What to work on >> From the listing below, copy every line with the word "this".

Records shown >>
= = = = = = =

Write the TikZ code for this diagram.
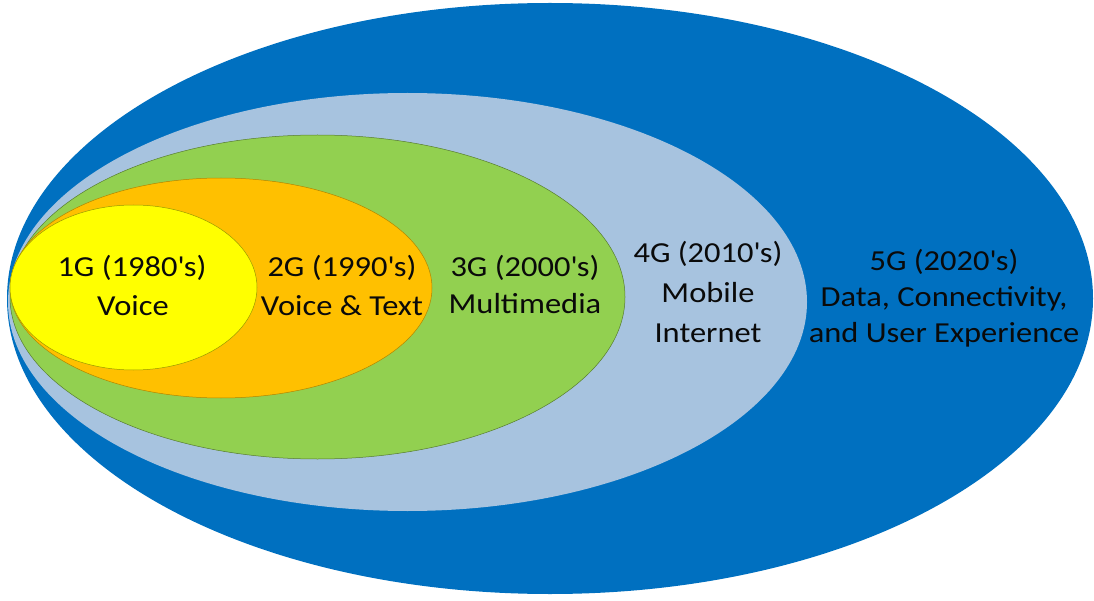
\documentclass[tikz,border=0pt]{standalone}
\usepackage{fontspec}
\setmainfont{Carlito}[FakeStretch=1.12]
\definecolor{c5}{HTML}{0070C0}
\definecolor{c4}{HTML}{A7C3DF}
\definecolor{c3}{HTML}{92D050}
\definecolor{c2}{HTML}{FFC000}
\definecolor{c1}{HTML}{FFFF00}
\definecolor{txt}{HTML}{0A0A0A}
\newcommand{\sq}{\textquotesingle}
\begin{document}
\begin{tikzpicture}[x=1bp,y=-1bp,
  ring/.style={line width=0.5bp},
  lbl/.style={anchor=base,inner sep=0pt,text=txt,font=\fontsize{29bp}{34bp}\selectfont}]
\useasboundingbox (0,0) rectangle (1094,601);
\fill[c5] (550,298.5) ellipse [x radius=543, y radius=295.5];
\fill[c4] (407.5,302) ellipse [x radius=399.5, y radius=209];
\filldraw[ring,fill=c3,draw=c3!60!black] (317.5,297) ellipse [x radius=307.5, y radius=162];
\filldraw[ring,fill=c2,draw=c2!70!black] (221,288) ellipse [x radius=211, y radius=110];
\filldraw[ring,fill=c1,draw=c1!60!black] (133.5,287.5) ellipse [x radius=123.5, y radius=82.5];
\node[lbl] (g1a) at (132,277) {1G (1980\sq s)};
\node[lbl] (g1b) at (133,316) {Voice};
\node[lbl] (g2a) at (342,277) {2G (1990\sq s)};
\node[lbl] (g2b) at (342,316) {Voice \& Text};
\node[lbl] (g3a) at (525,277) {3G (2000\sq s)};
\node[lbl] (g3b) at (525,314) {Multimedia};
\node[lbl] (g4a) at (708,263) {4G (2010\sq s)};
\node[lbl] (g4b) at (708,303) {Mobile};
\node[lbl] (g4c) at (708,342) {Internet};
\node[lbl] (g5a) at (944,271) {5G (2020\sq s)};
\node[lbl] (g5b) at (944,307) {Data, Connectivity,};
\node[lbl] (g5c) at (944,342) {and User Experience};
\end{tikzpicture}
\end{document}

= = = = = = =

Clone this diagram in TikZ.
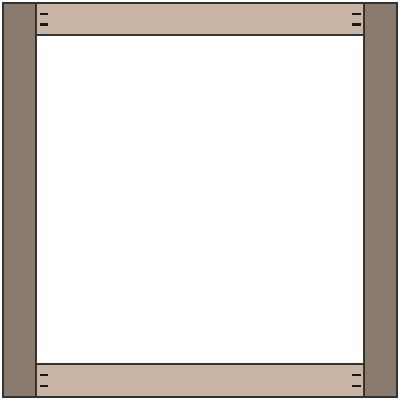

= = = = = = =

Written answer >>
Write the TikZ code for this diagram.
Clone this diagram in TikZ.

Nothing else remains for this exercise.